---------- PROVIDED ENTRIES ----------

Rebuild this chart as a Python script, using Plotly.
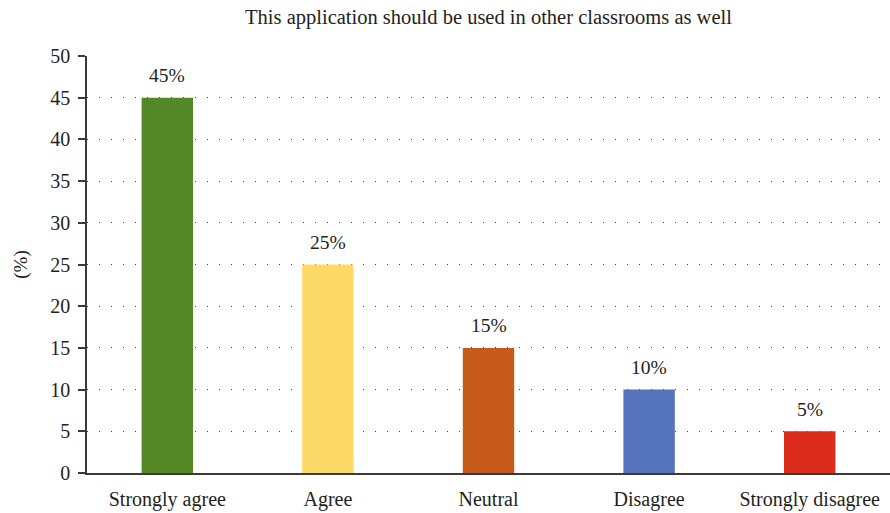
import plotly.graph_objects as go

categories = ["Strongly agree", "Agree", "Neutral", "Disagree", "Strongly disagree"]
percentages = [45, 25, 15, 10, 5]
bar_colors = ["#548726", "#FDD967", "#C55A1A", "#5573BD", "#DC2D1C"]
title_text = "This application should be used in other classrooms as well"
y_title = "(%)"
y_ticks = list(range(0, 51, 5))

font_family = "Liberation Serif, Times New Roman, serif"
ink = "#231F20"

fig = go.Figure(
    go.Bar(
        x=categories,
        y=percentages,
        marker=dict(color=bar_colors, line=dict(width=0)),
        hoverinfo="x+y",
    )
)

# value labels floating above each bar
for cat, val in zip(categories, percentages):
    fig.add_annotation(
        x=cat,
        y=val,
        text=f"{val}%",
        showarrow=False,
        yanchor="middle",
        yshift=22,
        font=dict(family=font_family, size=19.5, color=ink),
    )

fig.update_layout(
    width=890,
    height=513,
    margin=dict(l=87, r=0, t=56, b=40),
    paper_bgcolor="white",
    plot_bgcolor="white",
    bargap=0.68,
    showlegend=False,
    font=dict(family=font_family, size=20, color=ink),
    title=dict(
        text=title_text,
        xref="paper",
        x=0.5,
        xanchor="center",
        y=1 - 17 / 513,
        yanchor="middle",
        font=dict(family=font_family, size=20.5, color=ink),
    ),
)

fig.update_xaxes(
    showline=True,
    linecolor="#3a3a3a",
    linewidth=1.5,
    ticks="",
    showgrid=False,
    ticklabelstandoff=7,
    tickfont=dict(family=font_family, size=20, color=ink),
)

fig.update_yaxes(
    range=[0, 50],
    tickvals=y_ticks,
    showline=True,
    linecolor="#3a3a3a",
    linewidth=1.5,
    ticks="outside",
    ticklen=7,
    tickcolor="#3a3a3a",
    tickwidth=1.5,
    showgrid=True,
    gridcolor="#444444",
    gridwidth=1.2,
    griddash="1px,11px",
    zeroline=False,
    ticklabelstandoff=4,
    tickfont=dict(family=font_family, size=20, color=ink),
    title=dict(text=y_title, font=dict(family=font_family, size=19, color=ink), standoff=18),
)

fig.write_html("out.html")
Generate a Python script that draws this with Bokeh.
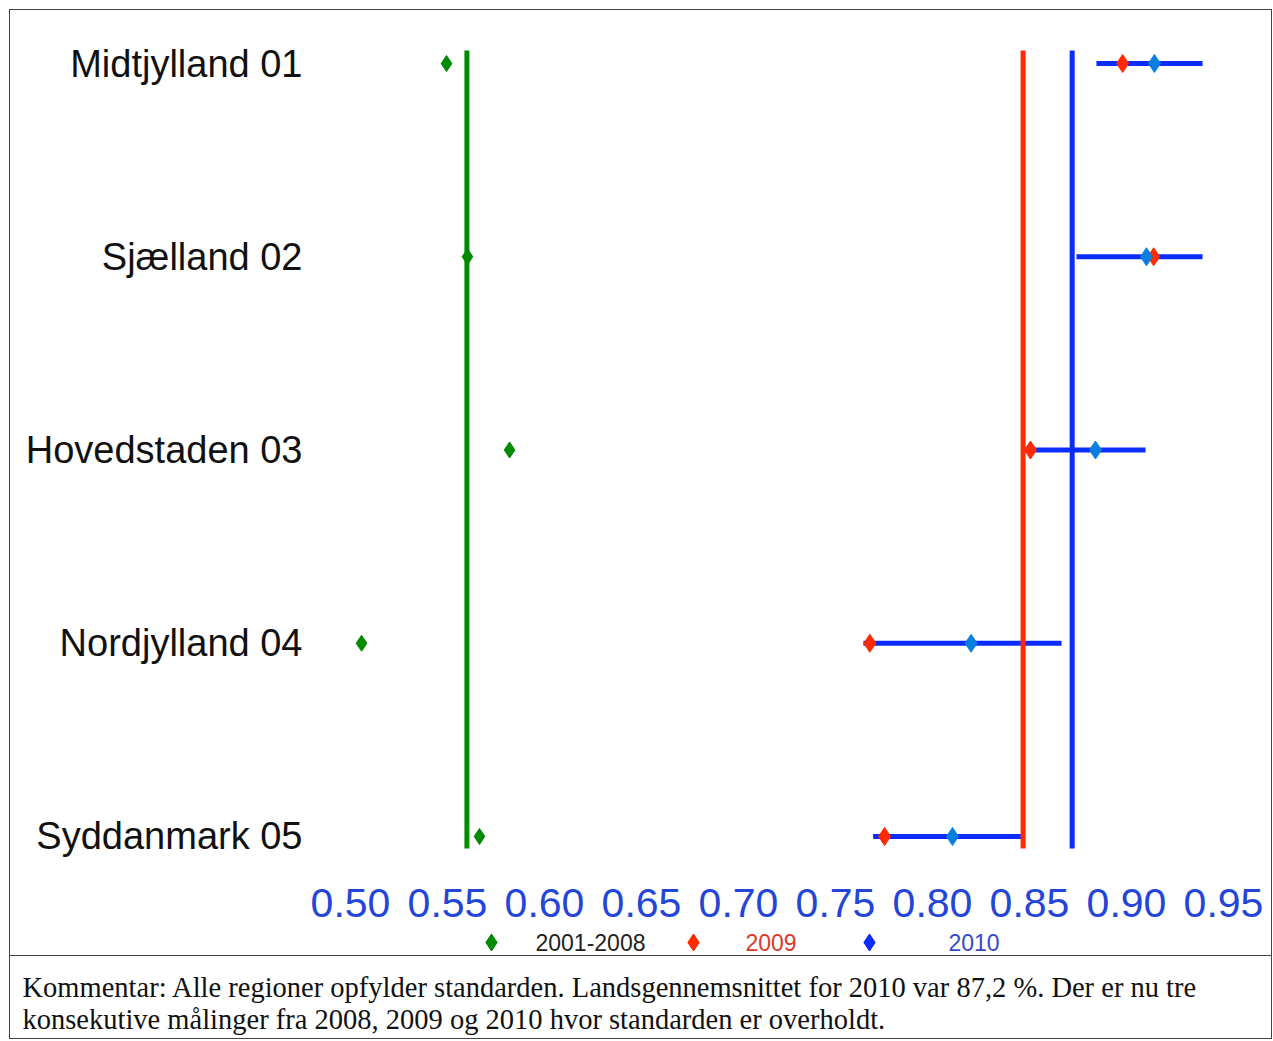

----------

Quote the entries above word for word. Leave the images out.

Rebuild this chart as a Python script, using Plotly.
import plotly.graph_objects as go

categories = ["Strongly agree", "Agree", "Neutral", "Disagree", "Strongly disagree"]
percentages = [45, 25, 15, 10, 5]
bar_colors = ["#548726", "#FDD967", "#C55A1A", "#5573BD", "#DC2D1C"]
title_text = "This application should be used in other classrooms as well"
y_title = "(%)"
y_ticks = list(range(0, 51, 5))

font_family = "Liberation Serif, Times New Roman, serif"
ink = "#231F20"

fig = go.Figure(
    go.Bar(
        x=categories,
        y=percentages,
        marker=dict(color=bar_colors, line=dict(width=0)),
        hoverinfo="x+y",
    )
)

# value labels floating above each bar
for cat, val in zip(categories, percentages):
    fig.add_annotation(
        x=cat,
        y=val,
        text=f"{val}%",
        showarrow=False,
        yanchor="middle",
        yshift=22,
        font=dict(family=font_family, size=19.5, color=ink),
    )

fig.update_layout(
    width=890,
    height=513,
    margin=dict(l=87, r=0, t=56, b=40),
    paper_bgcolor="white",
    plot_bgcolor="white",
    bargap=0.68,
    showlegend=False,
    font=dict(family=font_family, size=20, color=ink),
    title=dict(
        text=title_text,
        xref="paper",
        x=0.5,
        xanchor="center",
        y=1 - 17 / 513,
        yanchor="middle",
        font=dict(family=font_family, size=20.5, color=ink),
    ),
)

fig.update_xaxes(
    showline=True,
    linecolor="#3a3a3a",
    linewidth=1.5,
    ticks="",
    showgrid=False,
    ticklabelstandoff=7,
    tickfont=dict(family=font_family, size=20, color=ink),
)

fig.update_yaxes(
    range=[0, 50],
    tickvals=y_ticks,
    showline=True,
    linecolor="#3a3a3a",
    linewidth=1.5,
    ticks="outside",
    ticklen=7,
    tickcolor="#3a3a3a",
    tickwidth=1.5,
    showgrid=True,
    gridcolor="#444444",
    gridwidth=1.2,
    griddash="1px,11px",
    zeroline=False,
    ticklabelstandoff=4,
    tickfont=dict(family=font_family, size=20, color=ink),
    title=dict(text=y_title, font=dict(family=font_family, size=19, color=ink), standoff=18),
)

fig.write_html("out.html")
Generate a Python script that draws this with Bokeh.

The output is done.